- Set exercise -
Repeat each entry as written, dropping any picture you find.

- Records to process -
==========
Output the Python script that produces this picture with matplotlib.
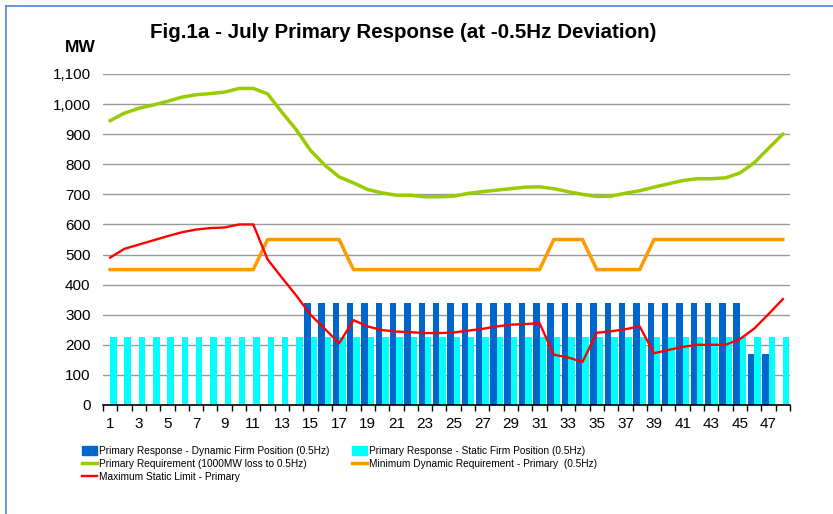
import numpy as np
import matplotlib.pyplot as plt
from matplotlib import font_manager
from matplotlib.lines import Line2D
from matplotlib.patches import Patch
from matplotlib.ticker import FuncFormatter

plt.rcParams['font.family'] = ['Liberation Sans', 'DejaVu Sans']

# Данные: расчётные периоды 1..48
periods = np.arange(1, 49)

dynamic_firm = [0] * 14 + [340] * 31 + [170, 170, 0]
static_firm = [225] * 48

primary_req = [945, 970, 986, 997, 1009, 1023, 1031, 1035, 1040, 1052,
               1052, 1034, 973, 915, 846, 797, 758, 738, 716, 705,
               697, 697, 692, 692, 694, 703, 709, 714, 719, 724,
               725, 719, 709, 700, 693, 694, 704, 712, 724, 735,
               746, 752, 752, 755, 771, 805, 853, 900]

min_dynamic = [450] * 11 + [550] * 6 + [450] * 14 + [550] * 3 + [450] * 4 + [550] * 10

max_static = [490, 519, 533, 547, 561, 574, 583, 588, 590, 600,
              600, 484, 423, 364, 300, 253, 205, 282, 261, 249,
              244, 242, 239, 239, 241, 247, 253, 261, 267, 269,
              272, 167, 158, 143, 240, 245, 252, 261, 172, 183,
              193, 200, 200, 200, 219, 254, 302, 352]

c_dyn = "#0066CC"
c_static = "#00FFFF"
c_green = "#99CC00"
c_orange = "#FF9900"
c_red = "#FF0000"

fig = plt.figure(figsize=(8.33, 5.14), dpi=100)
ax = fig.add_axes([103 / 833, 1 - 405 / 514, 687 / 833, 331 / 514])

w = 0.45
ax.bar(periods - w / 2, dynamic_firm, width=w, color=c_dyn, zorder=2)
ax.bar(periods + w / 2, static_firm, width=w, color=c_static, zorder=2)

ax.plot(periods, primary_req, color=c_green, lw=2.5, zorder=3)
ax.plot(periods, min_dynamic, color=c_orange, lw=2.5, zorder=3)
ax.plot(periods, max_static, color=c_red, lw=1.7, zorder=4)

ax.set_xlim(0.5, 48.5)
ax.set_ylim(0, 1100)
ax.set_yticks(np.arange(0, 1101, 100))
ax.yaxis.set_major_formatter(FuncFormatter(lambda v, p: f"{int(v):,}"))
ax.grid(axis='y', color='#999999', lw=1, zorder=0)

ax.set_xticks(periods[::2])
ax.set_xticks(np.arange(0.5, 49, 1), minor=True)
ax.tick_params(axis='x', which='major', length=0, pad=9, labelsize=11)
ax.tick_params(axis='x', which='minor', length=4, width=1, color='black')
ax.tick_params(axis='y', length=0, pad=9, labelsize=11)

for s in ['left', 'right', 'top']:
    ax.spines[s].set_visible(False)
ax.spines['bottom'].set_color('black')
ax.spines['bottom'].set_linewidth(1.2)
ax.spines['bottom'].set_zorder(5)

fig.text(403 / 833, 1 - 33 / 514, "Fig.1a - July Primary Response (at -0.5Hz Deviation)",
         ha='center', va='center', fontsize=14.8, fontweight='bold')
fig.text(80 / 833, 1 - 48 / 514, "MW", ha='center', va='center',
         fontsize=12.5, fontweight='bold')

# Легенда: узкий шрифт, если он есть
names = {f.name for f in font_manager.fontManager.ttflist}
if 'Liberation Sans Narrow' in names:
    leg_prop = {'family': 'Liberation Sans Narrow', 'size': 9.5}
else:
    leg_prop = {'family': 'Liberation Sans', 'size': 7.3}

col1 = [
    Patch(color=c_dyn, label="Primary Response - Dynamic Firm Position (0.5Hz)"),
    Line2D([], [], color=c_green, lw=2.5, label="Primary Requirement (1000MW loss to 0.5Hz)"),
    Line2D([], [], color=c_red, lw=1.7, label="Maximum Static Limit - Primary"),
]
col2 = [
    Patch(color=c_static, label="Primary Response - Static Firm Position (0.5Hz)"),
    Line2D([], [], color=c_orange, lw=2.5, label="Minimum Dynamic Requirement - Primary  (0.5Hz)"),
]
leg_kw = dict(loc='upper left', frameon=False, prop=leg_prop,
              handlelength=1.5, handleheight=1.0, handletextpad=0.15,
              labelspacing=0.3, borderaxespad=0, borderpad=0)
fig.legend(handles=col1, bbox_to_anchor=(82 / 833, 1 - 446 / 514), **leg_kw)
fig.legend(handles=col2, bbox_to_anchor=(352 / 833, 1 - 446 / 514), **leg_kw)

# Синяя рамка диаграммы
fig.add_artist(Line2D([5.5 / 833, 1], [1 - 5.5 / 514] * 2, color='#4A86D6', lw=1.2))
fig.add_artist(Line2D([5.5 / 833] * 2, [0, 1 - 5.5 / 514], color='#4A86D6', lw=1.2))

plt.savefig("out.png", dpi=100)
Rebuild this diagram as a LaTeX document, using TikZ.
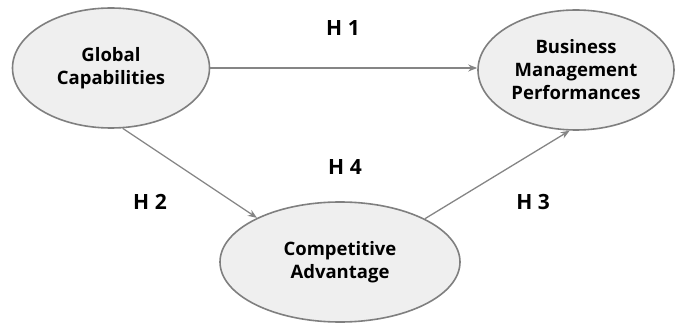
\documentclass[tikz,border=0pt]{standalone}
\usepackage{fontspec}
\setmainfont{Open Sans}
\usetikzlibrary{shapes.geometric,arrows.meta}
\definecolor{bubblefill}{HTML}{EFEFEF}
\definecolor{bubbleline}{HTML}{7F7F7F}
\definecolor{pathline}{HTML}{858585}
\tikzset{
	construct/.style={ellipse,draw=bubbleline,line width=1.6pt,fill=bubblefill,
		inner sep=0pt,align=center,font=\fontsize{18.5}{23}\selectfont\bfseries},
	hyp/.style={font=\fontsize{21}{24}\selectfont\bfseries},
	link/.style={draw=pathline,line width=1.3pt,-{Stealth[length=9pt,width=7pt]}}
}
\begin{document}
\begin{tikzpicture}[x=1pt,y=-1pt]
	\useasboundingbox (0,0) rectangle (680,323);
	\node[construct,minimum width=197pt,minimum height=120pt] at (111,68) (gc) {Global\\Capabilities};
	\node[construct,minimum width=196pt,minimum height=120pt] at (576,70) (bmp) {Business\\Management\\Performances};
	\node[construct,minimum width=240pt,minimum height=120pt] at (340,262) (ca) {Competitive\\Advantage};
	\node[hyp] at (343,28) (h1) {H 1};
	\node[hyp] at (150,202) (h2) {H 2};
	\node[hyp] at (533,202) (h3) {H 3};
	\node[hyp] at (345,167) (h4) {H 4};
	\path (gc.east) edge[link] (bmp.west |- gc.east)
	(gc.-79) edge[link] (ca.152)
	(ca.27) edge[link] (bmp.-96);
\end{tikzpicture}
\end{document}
==========
- Task output -
Output the Python script that produces this picture with matplotlib.
import numpy as np
import matplotlib.pyplot as plt
from matplotlib import font_manager
from matplotlib.lines import Line2D
from matplotlib.patches import Patch
from matplotlib.ticker import FuncFormatter

plt.rcParams['font.family'] = ['Liberation Sans', 'DejaVu Sans']

# Данные: расчётные периоды 1..48
periods = np.arange(1, 49)

dynamic_firm = [0] * 14 + [340] * 31 + [170, 170, 0]
static_firm = [225] * 48

primary_req = [945, 970, 986, 997, 1009, 1023, 1031, 1035, 1040, 1052,
               1052, 1034, 973, 915, 846, 797, 758, 738, 716, 705,
               697, 697, 692, 692, 694, 703, 709, 714, 719, 724,
               725, 719, 709, 700, 693, 694, 704, 712, 724, 735,
               746, 752, 752, 755, 771, 805, 853, 900]

min_dynamic = [450] * 11 + [550] * 6 + [450] * 14 + [550] * 3 + [450] * 4 + [550] * 10

max_static = [490, 519, 533, 547, 561, 574, 583, 588, 590, 600,
              600, 484, 423, 364, 300, 253, 205, 282, 261, 249,
              244, 242, 239, 239, 241, 247, 253, 261, 267, 269,
              272, 167, 158, 143, 240, 245, 252, 261, 172, 183,
              193, 200, 200, 200, 219, 254, 302, 352]

c_dyn = "#0066CC"
c_static = "#00FFFF"
c_green = "#99CC00"
c_orange = "#FF9900"
c_red = "#FF0000"

fig = plt.figure(figsize=(8.33, 5.14), dpi=100)
ax = fig.add_axes([103 / 833, 1 - 405 / 514, 687 / 833, 331 / 514])

w = 0.45
ax.bar(periods - w / 2, dynamic_firm, width=w, color=c_dyn, zorder=2)
ax.bar(periods + w / 2, static_firm, width=w, color=c_static, zorder=2)

ax.plot(periods, primary_req, color=c_green, lw=2.5, zorder=3)
ax.plot(periods, min_dynamic, color=c_orange, lw=2.5, zorder=3)
ax.plot(periods, max_static, color=c_red, lw=1.7, zorder=4)

ax.set_xlim(0.5, 48.5)
ax.set_ylim(0, 1100)
ax.set_yticks(np.arange(0, 1101, 100))
ax.yaxis.set_major_formatter(FuncFormatter(lambda v, p: f"{int(v):,}"))
ax.grid(axis='y', color='#999999', lw=1, zorder=0)

ax.set_xticks(periods[::2])
ax.set_xticks(np.arange(0.5, 49, 1), minor=True)
ax.tick_params(axis='x', which='major', length=0, pad=9, labelsize=11)
ax.tick_params(axis='x', which='minor', length=4, width=1, color='black')
ax.tick_params(axis='y', length=0, pad=9, labelsize=11)

for s in ['left', 'right', 'top']:
    ax.spines[s].set_visible(False)
ax.spines['bottom'].set_color('black')
ax.spines['bottom'].set_linewidth(1.2)
ax.spines['bottom'].set_zorder(5)

fig.text(403 / 833, 1 - 33 / 514, "Fig.1a - July Primary Response (at -0.5Hz Deviation)",
         ha='center', va='center', fontsize=14.8, fontweight='bold')
fig.text(80 / 833, 1 - 48 / 514, "MW", ha='center', va='center',
         fontsize=12.5, fontweight='bold')

# Легенда: узкий шрифт, если он есть
names = {f.name for f in font_manager.fontManager.ttflist}
if 'Liberation Sans Narrow' in names:
    leg_prop = {'family': 'Liberation Sans Narrow', 'size': 9.5}
else:
    leg_prop = {'family': 'Liberation Sans', 'size': 7.3}

col1 = [
    Patch(color=c_dyn, label="Primary Response - Dynamic Firm Position (0.5Hz)"),
    Line2D([], [], color=c_green, lw=2.5, label="Primary Requirement (1000MW loss to 0.5Hz)"),
    Line2D([], [], color=c_red, lw=1.7, label="Maximum Static Limit - Primary"),
]
col2 = [
    Patch(color=c_static, label="Primary Response - Static Firm Position (0.5Hz)"),
    Line2D([], [], color=c_orange, lw=2.5, label="Minimum Dynamic Requirement - Primary  (0.5Hz)"),
]
leg_kw = dict(loc='upper left', frameon=False, prop=leg_prop,
              handlelength=1.5, handleheight=1.0, handletextpad=0.15,
              labelspacing=0.3, borderaxespad=0, borderpad=0)
fig.legend(handles=col1, bbox_to_anchor=(82 / 833, 1 - 446 / 514), **leg_kw)
fig.legend(handles=col2, bbox_to_anchor=(352 / 833, 1 - 446 / 514), **leg_kw)

# Синяя рамка диаграммы
fig.add_artist(Line2D([5.5 / 833, 1], [1 - 5.5 / 514] * 2, color='#4A86D6', lw=1.2))
fig.add_artist(Line2D([5.5 / 833] * 2, [0, 1 - 5.5 / 514], color='#4A86D6', lw=1.2))

plt.savefig("out.png", dpi=100)
Rebuild this diagram as a LaTeX document, using TikZ.
\documentclass[tikz,border=0pt]{standalone}
\usepackage{fontspec}
\setmainfont{Open Sans}
\usetikzlibrary{shapes.geometric,arrows.meta}
\definecolor{bubblefill}{HTML}{EFEFEF}
\definecolor{bubbleline}{HTML}{7F7F7F}
\definecolor{pathline}{HTML}{858585}
\tikzset{
	construct/.style={ellipse,draw=bubbleline,line width=1.6pt,fill=bubblefill,
		inner sep=0pt,align=center,font=\fontsize{18.5}{23}\selectfont\bfseries},
	hyp/.style={font=\fontsize{21}{24}\selectfont\bfseries},
	link/.style={draw=pathline,line width=1.3pt,-{Stealth[length=9pt,width=7pt]}}
}
\begin{document}
\begin{tikzpicture}[x=1pt,y=-1pt]
	\useasboundingbox (0,0) rectangle (680,323);
	\node[construct,minimum width=197pt,minimum height=120pt] at (111,68) (gc) {Global\\Capabilities};
	\node[construct,minimum width=196pt,minimum height=120pt] at (576,70) (bmp) {Business\\Management\\Performances};
	\node[construct,minimum width=240pt,minimum height=120pt] at (340,262) (ca) {Competitive\\Advantage};
	\node[hyp] at (343,28) (h1) {H 1};
	\node[hyp] at (150,202) (h2) {H 2};
	\node[hyp] at (533,202) (h3) {H 3};
	\node[hyp] at (345,167) (h4) {H 4};
	\path (gc.east) edge[link] (bmp.west |- gc.east)
	(gc.-79) edge[link] (ca.152)
	(ca.27) edge[link] (bmp.-96);
\end{tikzpicture}
\end{document}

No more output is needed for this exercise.